[Begin Dataset]
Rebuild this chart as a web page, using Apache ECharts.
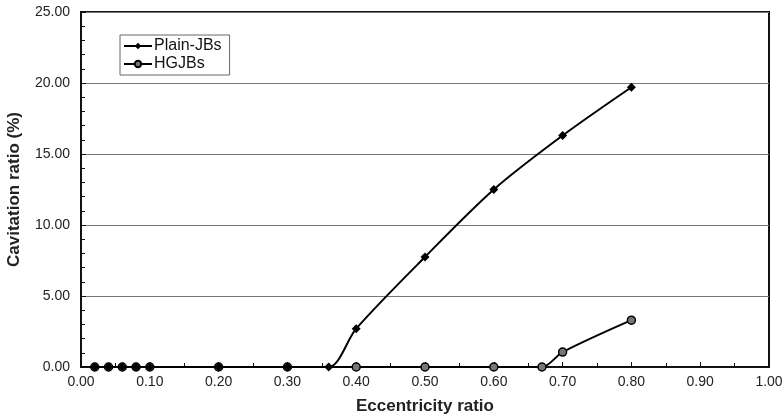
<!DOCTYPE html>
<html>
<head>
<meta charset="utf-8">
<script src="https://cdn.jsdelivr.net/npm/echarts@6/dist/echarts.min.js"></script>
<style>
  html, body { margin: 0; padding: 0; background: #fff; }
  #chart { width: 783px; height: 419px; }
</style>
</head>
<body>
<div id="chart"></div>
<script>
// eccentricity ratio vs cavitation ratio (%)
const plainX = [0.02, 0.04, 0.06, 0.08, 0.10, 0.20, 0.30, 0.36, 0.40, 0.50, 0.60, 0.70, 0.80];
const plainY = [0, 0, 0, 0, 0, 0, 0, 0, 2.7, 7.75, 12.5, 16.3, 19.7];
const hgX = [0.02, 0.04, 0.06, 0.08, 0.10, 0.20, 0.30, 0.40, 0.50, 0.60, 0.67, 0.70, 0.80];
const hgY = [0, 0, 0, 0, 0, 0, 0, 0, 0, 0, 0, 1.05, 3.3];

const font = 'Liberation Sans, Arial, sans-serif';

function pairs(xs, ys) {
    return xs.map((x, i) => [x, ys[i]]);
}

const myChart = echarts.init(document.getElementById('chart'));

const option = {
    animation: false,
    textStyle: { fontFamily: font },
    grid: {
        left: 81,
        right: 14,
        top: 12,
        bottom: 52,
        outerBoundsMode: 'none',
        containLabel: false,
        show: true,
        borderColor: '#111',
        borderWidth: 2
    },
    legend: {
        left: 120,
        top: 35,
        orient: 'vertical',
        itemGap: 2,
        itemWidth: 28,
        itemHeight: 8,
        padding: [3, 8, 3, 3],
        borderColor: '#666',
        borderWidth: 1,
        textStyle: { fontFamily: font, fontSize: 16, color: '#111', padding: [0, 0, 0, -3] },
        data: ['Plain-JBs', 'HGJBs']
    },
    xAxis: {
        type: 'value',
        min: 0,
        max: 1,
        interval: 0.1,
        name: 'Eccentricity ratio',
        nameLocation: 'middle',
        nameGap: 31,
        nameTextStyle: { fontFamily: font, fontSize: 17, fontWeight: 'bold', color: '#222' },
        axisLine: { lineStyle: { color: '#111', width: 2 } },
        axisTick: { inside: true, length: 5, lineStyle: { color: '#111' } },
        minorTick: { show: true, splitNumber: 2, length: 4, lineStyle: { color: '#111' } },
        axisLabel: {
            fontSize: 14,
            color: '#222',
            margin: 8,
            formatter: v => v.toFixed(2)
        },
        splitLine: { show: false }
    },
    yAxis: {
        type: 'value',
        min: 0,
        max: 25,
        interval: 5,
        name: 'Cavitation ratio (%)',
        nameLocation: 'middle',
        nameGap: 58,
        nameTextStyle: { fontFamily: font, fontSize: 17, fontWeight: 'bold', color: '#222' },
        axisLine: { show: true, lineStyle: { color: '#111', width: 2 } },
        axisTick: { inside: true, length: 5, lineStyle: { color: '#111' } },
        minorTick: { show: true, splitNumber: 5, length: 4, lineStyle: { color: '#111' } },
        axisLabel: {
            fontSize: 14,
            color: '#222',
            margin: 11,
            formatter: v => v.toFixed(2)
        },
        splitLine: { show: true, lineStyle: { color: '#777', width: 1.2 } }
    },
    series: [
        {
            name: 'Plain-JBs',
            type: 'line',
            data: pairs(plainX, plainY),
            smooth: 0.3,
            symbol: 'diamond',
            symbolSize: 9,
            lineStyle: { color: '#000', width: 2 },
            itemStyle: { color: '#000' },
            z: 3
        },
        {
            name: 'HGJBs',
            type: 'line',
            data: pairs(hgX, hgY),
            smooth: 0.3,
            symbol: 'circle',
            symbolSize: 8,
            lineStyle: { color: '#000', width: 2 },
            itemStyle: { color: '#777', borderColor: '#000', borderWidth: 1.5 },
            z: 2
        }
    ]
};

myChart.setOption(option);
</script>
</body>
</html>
[End Dataset]
[Begin Dataset]
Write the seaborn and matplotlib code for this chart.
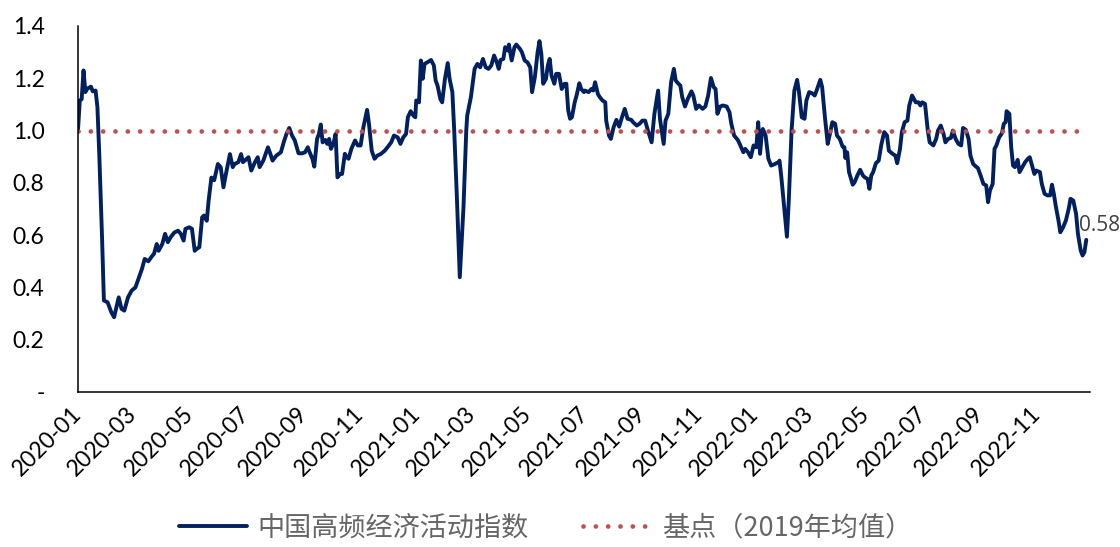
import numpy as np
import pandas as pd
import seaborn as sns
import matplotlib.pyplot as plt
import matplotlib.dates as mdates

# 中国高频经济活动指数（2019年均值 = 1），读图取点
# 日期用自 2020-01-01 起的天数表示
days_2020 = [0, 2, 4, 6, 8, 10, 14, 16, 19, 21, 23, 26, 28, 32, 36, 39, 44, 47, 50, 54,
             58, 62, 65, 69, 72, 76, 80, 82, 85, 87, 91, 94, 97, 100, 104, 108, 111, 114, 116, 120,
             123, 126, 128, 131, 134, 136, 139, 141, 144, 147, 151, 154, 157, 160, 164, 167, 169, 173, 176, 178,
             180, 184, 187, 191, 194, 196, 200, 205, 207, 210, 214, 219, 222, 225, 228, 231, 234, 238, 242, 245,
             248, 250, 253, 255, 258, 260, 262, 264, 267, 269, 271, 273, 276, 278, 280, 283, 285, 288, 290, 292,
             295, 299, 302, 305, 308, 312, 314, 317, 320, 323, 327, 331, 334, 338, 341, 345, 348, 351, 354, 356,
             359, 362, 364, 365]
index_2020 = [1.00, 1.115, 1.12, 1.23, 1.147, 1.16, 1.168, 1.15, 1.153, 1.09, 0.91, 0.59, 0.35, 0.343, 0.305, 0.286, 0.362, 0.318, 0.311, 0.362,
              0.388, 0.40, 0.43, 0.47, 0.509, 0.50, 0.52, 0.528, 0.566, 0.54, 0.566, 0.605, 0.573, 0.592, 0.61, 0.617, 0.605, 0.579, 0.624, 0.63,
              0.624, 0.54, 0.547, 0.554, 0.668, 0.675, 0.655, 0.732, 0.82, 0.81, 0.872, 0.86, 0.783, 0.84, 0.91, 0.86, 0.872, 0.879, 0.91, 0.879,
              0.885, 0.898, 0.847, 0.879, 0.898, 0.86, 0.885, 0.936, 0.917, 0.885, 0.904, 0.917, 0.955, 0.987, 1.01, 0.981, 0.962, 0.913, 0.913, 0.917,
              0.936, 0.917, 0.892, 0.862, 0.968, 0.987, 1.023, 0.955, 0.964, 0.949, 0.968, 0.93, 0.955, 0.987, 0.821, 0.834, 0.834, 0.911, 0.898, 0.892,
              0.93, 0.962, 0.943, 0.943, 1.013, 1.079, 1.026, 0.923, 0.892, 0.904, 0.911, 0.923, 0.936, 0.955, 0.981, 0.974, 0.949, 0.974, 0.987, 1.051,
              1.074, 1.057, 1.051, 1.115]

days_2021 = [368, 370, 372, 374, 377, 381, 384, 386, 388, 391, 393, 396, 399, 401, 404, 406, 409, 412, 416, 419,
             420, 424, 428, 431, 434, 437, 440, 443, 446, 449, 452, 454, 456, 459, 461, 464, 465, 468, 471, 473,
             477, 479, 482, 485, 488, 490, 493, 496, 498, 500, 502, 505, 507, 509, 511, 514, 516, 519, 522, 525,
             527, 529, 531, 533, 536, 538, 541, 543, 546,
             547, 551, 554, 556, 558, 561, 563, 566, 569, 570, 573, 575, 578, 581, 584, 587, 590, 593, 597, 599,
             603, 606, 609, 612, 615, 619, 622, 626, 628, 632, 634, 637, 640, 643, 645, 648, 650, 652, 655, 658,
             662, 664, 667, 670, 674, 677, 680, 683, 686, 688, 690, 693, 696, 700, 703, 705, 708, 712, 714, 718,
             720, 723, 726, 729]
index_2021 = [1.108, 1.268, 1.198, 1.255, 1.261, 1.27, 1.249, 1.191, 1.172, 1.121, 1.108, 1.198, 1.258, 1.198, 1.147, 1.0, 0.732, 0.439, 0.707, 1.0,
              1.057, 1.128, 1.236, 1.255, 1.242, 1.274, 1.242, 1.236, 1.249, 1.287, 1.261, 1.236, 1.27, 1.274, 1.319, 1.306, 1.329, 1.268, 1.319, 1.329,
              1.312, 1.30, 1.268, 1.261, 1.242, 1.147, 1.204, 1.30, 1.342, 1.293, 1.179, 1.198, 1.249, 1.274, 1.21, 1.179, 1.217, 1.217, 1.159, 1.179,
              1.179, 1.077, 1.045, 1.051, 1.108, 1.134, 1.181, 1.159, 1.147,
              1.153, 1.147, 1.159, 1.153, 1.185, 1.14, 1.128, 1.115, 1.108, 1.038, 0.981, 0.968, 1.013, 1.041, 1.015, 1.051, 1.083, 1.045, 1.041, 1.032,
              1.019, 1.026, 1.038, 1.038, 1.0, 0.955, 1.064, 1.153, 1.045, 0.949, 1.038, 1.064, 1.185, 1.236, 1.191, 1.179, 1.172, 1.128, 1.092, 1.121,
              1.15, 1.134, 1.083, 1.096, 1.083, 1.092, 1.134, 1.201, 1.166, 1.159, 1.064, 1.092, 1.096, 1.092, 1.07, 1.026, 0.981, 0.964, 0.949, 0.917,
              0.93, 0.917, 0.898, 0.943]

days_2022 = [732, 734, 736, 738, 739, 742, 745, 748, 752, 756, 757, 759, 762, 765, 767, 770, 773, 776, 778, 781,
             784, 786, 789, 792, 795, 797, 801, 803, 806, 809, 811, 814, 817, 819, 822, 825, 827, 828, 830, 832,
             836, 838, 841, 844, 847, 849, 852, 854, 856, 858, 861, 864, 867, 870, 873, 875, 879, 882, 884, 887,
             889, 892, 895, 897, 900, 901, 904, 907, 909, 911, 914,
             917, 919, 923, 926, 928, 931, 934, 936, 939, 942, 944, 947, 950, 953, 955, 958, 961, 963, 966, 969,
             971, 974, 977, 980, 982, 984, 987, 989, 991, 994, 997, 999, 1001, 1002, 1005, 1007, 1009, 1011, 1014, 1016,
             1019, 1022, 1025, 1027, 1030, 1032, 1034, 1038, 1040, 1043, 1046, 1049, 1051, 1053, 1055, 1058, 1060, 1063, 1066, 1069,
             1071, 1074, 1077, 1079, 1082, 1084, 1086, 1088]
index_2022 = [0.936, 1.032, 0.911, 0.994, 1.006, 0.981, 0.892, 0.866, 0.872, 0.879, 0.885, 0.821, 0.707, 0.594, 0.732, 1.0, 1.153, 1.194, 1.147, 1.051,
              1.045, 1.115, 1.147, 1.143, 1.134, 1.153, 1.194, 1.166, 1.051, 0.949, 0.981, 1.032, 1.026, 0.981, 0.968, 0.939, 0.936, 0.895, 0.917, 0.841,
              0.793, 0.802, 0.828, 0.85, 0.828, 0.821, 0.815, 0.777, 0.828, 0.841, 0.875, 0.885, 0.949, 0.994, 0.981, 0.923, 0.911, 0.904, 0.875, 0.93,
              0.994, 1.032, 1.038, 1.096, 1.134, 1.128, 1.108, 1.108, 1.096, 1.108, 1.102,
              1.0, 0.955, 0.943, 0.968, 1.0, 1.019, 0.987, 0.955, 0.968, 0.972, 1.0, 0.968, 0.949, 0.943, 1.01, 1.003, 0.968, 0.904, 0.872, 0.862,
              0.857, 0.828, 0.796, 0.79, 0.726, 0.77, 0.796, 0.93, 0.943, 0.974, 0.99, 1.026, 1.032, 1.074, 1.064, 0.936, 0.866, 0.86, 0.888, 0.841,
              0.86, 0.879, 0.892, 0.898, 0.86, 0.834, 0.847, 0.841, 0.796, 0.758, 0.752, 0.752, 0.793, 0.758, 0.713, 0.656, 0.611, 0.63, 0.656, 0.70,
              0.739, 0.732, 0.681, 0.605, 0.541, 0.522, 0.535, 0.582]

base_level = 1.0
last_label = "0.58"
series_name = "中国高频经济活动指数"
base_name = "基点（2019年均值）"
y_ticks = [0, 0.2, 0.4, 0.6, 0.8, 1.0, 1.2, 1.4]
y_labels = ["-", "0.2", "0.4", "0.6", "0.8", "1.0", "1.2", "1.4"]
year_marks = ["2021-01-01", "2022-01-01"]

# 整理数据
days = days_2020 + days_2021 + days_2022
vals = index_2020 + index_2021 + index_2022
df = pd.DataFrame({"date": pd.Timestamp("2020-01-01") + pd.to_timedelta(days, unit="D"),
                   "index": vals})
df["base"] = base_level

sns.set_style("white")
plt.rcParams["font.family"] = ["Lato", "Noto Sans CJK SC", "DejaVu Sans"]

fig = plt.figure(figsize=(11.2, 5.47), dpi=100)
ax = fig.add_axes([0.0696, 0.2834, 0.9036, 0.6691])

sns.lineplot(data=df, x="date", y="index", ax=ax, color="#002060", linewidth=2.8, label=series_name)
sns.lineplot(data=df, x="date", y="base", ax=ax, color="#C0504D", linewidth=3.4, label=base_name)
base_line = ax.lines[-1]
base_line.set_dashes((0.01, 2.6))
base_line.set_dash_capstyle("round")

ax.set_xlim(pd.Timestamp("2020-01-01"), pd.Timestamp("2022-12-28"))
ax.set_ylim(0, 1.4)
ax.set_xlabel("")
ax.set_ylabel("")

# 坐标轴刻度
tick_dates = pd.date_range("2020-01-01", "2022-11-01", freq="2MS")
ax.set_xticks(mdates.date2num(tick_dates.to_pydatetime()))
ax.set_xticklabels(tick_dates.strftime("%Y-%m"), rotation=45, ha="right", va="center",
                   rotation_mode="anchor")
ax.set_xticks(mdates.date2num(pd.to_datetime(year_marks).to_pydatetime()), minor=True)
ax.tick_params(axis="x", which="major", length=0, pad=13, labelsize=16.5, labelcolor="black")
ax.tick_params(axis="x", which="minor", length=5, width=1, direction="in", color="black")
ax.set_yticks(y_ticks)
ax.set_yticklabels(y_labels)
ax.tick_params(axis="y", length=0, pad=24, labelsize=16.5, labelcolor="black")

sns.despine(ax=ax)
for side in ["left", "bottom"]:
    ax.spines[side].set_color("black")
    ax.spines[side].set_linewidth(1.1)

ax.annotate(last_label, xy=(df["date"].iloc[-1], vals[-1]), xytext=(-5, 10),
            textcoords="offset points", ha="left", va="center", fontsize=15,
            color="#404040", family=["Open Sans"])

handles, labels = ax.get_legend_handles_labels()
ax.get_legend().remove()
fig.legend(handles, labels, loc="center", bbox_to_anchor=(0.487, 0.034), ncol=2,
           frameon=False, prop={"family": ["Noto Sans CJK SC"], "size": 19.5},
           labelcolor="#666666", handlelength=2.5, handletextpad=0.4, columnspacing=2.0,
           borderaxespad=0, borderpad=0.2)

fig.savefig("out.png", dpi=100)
[End Dataset]
[Begin Dataset]
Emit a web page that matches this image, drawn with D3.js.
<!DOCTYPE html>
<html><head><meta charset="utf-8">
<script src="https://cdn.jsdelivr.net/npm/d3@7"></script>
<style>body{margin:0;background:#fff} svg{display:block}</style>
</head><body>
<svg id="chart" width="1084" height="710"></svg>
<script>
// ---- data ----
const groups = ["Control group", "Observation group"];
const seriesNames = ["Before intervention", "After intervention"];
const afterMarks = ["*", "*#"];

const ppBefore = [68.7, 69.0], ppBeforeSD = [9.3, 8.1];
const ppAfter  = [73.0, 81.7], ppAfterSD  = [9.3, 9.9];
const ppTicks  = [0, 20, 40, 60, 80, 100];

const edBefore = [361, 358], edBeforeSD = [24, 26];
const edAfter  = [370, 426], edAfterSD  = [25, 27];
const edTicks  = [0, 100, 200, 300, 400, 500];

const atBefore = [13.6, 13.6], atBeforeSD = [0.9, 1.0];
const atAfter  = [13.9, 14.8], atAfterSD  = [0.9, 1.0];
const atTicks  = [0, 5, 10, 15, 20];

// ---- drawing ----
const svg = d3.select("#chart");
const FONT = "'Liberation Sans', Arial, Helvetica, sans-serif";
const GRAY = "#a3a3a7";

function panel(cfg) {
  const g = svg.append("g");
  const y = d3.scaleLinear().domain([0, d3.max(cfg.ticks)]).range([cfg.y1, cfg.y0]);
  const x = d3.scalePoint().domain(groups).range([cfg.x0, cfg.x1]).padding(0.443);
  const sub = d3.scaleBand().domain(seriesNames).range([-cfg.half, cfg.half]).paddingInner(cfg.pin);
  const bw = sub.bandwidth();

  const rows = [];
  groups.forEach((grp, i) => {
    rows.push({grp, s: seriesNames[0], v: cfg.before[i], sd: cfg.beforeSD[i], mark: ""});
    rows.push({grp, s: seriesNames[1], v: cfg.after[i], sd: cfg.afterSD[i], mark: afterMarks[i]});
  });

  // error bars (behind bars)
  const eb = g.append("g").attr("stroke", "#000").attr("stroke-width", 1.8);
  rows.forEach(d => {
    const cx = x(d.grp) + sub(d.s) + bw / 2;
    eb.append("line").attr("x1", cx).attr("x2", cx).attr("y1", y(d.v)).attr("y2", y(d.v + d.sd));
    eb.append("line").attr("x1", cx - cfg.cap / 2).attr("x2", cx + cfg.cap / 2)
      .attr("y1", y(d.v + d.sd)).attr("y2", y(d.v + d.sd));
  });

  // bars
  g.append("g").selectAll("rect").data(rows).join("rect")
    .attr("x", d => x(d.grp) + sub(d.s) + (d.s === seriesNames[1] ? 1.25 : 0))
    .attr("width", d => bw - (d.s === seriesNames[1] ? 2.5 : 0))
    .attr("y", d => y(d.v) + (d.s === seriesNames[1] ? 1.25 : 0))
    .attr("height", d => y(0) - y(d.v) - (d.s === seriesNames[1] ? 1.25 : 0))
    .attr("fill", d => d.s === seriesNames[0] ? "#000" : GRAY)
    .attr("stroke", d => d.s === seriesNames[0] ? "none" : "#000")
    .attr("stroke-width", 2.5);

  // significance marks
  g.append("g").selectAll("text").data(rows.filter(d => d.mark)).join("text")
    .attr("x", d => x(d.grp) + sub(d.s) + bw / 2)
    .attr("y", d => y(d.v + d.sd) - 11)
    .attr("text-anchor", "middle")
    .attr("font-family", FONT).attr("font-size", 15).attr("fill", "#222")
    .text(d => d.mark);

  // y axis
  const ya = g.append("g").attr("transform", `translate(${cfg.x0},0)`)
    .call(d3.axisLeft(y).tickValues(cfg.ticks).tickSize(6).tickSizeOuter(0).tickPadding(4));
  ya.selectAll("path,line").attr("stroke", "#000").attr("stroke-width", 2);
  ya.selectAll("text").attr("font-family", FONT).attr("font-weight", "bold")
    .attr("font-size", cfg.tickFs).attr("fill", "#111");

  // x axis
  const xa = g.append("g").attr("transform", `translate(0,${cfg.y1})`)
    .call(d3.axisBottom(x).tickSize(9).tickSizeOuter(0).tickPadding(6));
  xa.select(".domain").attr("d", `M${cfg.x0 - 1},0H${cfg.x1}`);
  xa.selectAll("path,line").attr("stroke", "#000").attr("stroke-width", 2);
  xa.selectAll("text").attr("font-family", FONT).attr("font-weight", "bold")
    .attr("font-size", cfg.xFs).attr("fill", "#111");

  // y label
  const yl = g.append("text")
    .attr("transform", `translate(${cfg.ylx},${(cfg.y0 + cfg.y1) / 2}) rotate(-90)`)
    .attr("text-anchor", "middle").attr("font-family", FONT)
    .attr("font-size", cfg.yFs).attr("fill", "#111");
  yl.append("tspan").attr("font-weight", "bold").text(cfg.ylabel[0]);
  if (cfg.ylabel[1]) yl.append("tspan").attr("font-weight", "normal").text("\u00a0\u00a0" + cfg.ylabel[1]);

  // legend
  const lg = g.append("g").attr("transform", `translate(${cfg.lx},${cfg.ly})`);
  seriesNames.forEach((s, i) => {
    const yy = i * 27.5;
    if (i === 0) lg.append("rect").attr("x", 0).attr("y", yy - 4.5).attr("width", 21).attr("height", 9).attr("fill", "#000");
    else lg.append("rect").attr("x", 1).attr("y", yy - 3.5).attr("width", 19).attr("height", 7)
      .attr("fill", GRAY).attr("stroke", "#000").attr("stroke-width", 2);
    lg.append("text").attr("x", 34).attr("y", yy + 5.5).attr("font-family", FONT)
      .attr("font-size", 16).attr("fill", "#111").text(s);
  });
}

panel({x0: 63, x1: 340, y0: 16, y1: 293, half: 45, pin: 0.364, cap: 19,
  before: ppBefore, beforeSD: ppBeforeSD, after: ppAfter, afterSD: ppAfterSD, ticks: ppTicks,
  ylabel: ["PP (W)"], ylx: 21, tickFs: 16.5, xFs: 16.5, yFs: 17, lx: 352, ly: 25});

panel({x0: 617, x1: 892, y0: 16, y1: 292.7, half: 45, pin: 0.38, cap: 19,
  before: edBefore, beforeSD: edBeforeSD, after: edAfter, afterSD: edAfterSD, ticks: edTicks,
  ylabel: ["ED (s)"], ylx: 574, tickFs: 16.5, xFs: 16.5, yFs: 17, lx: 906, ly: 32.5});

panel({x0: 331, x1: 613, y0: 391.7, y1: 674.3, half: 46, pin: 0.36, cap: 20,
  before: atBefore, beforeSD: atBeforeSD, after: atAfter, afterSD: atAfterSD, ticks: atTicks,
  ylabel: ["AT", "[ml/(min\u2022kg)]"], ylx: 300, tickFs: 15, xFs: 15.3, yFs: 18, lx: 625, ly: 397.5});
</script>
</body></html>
[End Dataset]
Begin with the line that contains "Write the seaborn", end with the line that contains "1.074, 1.057, 1.051, 1.115]", and set down every line in that range exactly as it stands, minus the pictures.

* _Finished task_:
Write the seaborn and matplotlib code for this chart.
import numpy as np
import pandas as pd
import seaborn as sns
import matplotlib.pyplot as plt
import matplotlib.dates as mdates

# 中国高频经济活动指数（2019年均值 = 1），读图取点
# 日期用自 2020-01-01 起的天数表示
days_2020 = [0, 2, 4, 6, 8, 10, 14, 16, 19, 21, 23, 26, 28, 32, 36, 39, 44, 47, 50, 54,
             58, 62, 65, 69, 72, 76, 80, 82, 85, 87, 91, 94, 97, 100, 104, 108, 111, 114, 116, 120,
             123, 126, 128, 131, 134, 136, 139, 141, 144, 147, 151, 154, 157, 160, 164, 167, 169, 173, 176, 178,
             180, 184, 187, 191, 194, 196, 200, 205, 207, 210, 214, 219, 222, 225, 228, 231, 234, 238, 242, 245,
             248, 250, 253, 255, 258, 260, 262, 264, 267, 269, 271, 273, 276, 278, 280, 283, 285, 288, 290, 292,
             295, 299, 302, 305, 308, 312, 314, 317, 320, 323, 327, 331, 334, 338, 341, 345, 348, 351, 354, 356,
             359, 362, 364, 365]
index_2020 = [1.00, 1.115, 1.12, 1.23, 1.147, 1.16, 1.168, 1.15, 1.153, 1.09, 0.91, 0.59, 0.35, 0.343, 0.305, 0.286, 0.362, 0.318, 0.311, 0.362,
              0.388, 0.40, 0.43, 0.47, 0.509, 0.50, 0.52, 0.528, 0.566, 0.54, 0.566, 0.605, 0.573, 0.592, 0.61, 0.617, 0.605, 0.579, 0.624, 0.63,
              0.624, 0.54, 0.547, 0.554, 0.668, 0.675, 0.655, 0.732, 0.82, 0.81, 0.872, 0.86, 0.783, 0.84, 0.91, 0.86, 0.872, 0.879, 0.91, 0.879,
              0.885, 0.898, 0.847, 0.879, 0.898, 0.86, 0.885, 0.936, 0.917, 0.885, 0.904, 0.917, 0.955, 0.987, 1.01, 0.981, 0.962, 0.913, 0.913, 0.917,
              0.936, 0.917, 0.892, 0.862, 0.968, 0.987, 1.023, 0.955, 0.964, 0.949, 0.968, 0.93, 0.955, 0.987, 0.821, 0.834, 0.834, 0.911, 0.898, 0.892,
              0.93, 0.962, 0.943, 0.943, 1.013, 1.079, 1.026, 0.923, 0.892, 0.904, 0.911, 0.923, 0.936, 0.955, 0.981, 0.974, 0.949, 0.974, 0.987, 1.051,
              1.074, 1.057, 1.051, 1.115]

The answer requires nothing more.